### [Information given]
┌────────

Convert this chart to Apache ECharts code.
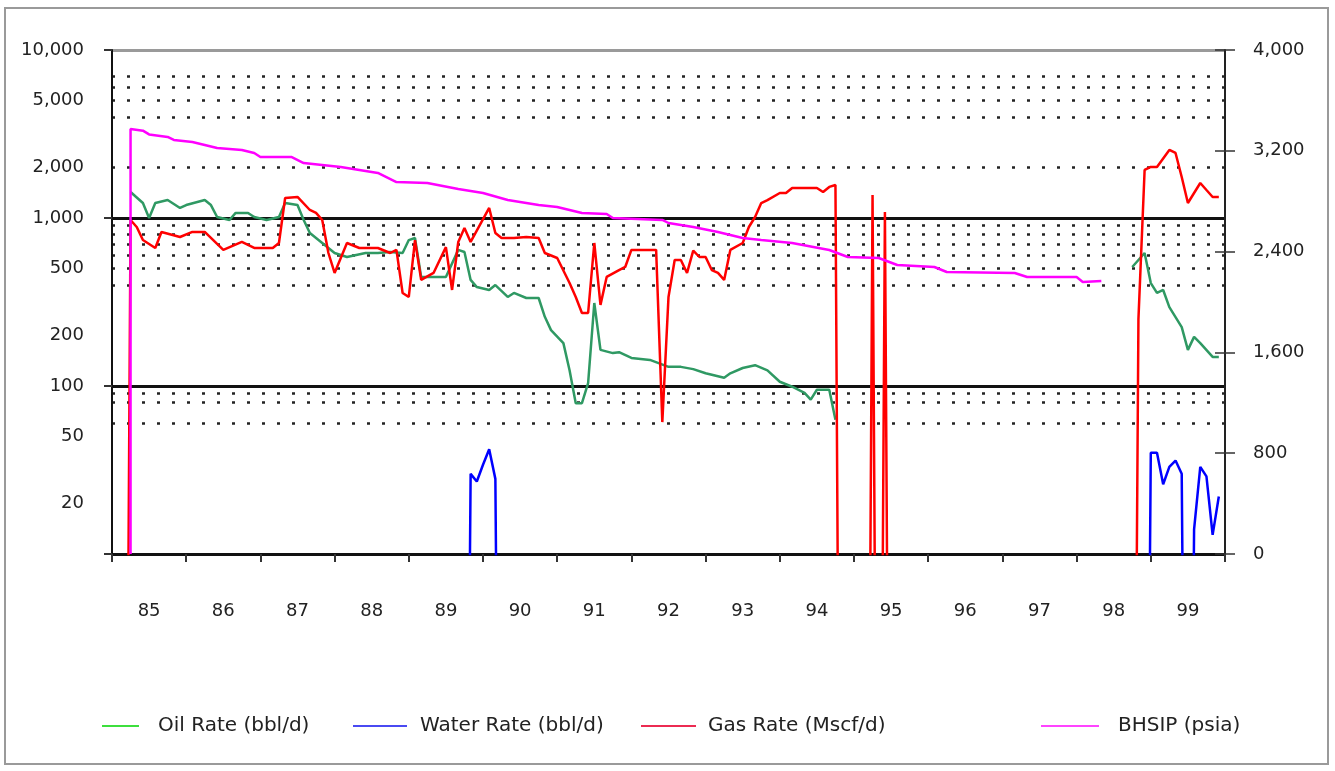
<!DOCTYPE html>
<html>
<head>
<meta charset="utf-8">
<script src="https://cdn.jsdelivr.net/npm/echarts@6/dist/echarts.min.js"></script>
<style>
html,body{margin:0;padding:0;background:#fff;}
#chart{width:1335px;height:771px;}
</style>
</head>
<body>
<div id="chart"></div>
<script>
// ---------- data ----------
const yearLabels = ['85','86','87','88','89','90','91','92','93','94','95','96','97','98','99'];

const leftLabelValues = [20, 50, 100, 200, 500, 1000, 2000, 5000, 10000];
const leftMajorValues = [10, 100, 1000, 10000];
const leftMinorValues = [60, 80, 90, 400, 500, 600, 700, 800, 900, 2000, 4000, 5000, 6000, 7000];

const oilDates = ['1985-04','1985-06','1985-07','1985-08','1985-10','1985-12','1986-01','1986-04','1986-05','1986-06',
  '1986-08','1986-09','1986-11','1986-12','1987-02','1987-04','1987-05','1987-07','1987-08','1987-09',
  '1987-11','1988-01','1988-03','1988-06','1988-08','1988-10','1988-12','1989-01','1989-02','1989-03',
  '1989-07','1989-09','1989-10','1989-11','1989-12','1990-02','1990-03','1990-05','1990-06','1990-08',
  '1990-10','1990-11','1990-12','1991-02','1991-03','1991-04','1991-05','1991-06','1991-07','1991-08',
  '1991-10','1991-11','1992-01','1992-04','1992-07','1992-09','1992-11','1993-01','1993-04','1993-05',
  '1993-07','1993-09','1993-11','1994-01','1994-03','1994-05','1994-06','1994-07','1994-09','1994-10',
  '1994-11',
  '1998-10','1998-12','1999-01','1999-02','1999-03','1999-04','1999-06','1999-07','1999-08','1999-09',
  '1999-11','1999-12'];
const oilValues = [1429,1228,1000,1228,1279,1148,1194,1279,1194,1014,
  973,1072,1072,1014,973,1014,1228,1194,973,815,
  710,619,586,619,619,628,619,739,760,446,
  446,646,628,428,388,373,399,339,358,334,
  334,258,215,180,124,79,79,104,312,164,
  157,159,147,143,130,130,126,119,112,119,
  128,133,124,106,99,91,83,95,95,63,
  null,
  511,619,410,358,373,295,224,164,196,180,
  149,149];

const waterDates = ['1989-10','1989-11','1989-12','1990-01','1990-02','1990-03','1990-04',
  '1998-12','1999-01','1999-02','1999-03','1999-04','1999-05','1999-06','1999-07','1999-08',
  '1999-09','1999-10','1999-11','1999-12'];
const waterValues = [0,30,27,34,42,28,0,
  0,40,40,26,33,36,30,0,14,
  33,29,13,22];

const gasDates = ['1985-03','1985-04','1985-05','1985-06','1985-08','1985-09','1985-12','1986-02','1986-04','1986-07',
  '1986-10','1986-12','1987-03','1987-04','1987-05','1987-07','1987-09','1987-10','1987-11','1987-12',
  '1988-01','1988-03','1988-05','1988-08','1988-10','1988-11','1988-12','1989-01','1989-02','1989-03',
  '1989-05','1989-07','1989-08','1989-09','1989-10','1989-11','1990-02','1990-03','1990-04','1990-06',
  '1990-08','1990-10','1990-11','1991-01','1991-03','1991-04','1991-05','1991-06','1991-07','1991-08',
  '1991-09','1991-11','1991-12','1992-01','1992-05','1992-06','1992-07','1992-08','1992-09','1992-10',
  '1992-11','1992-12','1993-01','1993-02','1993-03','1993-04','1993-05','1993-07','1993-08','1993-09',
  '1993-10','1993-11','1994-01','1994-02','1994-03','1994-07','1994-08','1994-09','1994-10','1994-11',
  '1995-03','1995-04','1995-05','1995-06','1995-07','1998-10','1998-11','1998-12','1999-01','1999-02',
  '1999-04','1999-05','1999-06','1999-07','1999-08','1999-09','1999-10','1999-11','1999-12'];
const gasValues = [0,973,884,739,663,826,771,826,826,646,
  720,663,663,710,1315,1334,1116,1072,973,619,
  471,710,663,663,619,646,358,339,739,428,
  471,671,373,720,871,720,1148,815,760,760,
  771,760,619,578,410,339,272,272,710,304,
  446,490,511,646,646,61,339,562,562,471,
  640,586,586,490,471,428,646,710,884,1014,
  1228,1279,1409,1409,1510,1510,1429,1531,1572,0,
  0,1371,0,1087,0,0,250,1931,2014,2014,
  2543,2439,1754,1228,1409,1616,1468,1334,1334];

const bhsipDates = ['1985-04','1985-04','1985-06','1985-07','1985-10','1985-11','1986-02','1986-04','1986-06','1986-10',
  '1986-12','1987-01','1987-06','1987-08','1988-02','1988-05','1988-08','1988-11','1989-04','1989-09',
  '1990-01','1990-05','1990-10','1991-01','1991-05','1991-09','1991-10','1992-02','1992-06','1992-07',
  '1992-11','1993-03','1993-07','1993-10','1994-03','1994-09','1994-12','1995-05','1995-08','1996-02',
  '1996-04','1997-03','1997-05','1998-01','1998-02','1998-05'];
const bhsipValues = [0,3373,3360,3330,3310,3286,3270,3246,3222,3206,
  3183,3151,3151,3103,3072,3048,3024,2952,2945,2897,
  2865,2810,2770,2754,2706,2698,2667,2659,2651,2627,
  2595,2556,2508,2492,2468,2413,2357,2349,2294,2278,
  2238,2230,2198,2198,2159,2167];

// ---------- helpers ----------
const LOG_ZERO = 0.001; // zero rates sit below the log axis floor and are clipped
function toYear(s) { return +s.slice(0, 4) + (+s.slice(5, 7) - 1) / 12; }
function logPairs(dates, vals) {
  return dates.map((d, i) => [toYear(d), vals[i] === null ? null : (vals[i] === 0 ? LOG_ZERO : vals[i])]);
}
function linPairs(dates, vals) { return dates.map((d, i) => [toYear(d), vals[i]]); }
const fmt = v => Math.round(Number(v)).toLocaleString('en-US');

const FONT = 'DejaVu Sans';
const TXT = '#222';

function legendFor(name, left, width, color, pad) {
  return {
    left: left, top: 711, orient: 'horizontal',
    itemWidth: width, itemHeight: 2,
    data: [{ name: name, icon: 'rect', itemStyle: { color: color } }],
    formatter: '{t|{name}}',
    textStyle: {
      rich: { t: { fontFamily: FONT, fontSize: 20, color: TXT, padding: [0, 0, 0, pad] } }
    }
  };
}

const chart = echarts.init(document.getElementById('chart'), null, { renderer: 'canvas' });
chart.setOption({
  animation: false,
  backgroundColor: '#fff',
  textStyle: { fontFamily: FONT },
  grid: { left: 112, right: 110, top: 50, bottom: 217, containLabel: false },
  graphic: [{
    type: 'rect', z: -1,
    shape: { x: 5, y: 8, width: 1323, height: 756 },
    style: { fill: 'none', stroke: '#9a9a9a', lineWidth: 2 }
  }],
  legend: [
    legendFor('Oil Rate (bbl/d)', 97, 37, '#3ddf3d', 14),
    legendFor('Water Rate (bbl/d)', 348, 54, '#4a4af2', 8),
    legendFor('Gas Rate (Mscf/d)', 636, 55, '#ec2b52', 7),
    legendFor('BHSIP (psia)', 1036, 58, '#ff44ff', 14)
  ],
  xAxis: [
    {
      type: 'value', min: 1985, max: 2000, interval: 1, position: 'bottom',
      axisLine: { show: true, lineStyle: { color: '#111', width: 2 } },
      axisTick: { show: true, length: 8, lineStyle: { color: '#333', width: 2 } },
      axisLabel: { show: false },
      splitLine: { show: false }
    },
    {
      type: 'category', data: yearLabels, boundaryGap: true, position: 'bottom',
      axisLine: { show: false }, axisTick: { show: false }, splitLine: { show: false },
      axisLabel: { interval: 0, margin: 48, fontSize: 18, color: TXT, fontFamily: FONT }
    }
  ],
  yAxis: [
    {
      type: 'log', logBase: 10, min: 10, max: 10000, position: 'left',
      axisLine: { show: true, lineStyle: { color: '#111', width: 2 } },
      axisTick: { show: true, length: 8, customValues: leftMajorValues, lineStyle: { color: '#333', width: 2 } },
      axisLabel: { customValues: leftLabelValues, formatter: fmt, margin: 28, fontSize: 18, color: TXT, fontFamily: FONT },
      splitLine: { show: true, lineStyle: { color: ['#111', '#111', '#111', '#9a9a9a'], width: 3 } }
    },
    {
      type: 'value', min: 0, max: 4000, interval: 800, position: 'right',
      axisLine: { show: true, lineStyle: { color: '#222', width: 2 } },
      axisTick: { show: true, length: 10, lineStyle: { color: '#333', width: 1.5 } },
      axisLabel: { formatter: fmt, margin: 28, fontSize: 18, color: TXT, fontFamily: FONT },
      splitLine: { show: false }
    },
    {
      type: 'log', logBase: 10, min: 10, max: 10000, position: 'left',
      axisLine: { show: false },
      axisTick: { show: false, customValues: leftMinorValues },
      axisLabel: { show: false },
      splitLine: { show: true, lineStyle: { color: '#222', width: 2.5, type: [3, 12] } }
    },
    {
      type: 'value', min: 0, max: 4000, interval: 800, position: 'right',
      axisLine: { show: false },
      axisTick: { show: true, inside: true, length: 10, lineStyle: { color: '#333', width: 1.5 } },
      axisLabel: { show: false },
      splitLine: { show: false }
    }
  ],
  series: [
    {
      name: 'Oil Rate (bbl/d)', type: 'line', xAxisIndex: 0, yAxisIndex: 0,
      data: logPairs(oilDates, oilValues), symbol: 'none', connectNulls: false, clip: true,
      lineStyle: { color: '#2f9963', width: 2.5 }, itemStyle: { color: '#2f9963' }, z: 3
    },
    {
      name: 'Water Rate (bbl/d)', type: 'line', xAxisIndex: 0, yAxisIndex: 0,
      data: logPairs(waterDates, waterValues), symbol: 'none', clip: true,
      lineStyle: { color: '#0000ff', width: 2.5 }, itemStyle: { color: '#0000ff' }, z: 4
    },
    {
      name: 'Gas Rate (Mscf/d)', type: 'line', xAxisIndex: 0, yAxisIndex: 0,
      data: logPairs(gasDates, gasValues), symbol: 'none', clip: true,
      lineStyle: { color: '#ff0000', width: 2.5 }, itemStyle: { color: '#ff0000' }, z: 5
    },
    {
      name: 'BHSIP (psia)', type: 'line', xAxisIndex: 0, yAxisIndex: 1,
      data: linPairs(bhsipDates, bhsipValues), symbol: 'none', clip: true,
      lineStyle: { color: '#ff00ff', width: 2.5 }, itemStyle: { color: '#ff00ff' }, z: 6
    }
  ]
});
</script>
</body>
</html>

└────────
┌────────

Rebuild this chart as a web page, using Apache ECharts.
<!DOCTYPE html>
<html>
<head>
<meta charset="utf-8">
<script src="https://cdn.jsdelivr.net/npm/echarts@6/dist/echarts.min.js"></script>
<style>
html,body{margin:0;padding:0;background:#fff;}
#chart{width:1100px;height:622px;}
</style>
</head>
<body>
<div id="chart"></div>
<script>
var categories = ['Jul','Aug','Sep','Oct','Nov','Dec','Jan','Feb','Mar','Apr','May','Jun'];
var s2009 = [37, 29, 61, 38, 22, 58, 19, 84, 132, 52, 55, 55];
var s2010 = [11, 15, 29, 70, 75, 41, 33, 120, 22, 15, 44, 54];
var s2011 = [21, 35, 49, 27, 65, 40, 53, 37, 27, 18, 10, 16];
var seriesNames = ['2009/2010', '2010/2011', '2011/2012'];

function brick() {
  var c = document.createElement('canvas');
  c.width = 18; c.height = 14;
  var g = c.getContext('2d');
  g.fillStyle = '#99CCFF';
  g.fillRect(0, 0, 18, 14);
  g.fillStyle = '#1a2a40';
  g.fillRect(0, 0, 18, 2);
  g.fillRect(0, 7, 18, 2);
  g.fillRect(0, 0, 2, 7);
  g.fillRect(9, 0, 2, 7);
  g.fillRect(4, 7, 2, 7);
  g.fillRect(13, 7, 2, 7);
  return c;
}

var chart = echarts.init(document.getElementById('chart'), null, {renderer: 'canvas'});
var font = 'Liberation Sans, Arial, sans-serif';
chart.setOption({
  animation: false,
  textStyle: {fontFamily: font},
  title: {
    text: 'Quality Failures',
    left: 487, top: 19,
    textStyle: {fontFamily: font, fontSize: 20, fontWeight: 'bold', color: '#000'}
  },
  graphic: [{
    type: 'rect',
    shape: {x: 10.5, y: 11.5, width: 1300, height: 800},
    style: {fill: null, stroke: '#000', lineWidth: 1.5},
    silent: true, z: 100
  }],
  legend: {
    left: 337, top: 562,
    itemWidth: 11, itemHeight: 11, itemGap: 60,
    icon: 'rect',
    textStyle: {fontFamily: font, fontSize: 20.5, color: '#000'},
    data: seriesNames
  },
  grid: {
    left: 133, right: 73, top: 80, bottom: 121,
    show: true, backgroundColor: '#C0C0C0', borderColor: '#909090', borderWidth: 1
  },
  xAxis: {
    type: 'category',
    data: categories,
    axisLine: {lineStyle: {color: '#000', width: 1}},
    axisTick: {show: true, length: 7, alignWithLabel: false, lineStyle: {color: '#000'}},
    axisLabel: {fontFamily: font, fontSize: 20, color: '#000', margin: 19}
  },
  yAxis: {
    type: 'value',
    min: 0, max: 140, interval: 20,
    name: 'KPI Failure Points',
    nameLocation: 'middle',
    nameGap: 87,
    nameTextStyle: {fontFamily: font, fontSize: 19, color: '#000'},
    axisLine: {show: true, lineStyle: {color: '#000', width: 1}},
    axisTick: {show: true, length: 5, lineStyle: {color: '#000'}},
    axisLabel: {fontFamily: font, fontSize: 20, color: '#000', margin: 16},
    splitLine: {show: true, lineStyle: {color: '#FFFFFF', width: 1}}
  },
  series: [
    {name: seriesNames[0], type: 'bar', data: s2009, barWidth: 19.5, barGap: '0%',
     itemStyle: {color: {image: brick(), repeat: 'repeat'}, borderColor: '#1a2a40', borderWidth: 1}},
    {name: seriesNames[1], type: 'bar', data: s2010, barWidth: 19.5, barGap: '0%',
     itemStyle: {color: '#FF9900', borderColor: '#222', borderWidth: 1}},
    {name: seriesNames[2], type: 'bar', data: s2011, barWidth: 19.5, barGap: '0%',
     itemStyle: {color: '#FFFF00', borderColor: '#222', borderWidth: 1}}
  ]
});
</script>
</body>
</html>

└────────

### [What to produce]
Give the lines above again exactly, from the one containing "Convert this chart to Apache ECharts code." to the one containing "5000, 6000, 7000];", both included, but leave out the pictures.

### [Output of the task]
Convert this chart to Apache ECharts code.
<!DOCTYPE html>
<html>
<head>
<meta charset="utf-8">
<script src="https://cdn.jsdelivr.net/npm/echarts@6/dist/echarts.min.js"></script>
<style>
html,body{margin:0;padding:0;background:#fff;}
#chart{width:1335px;height:771px;}
</style>
</head>
<body>
<div id="chart"></div>
<script>
// ---------- data ----------
const yearLabels = ['85','86','87','88','89','90','91','92','93','94','95','96','97','98','99'];

const leftLabelValues = [20, 50, 100, 200, 500, 1000, 2000, 5000, 10000];
const leftMajorValues = [10, 100, 1000, 10000];
const leftMinorValues = [60, 80, 90, 400, 500, 600, 700, 800, 900, 2000, 4000, 5000, 6000, 7000];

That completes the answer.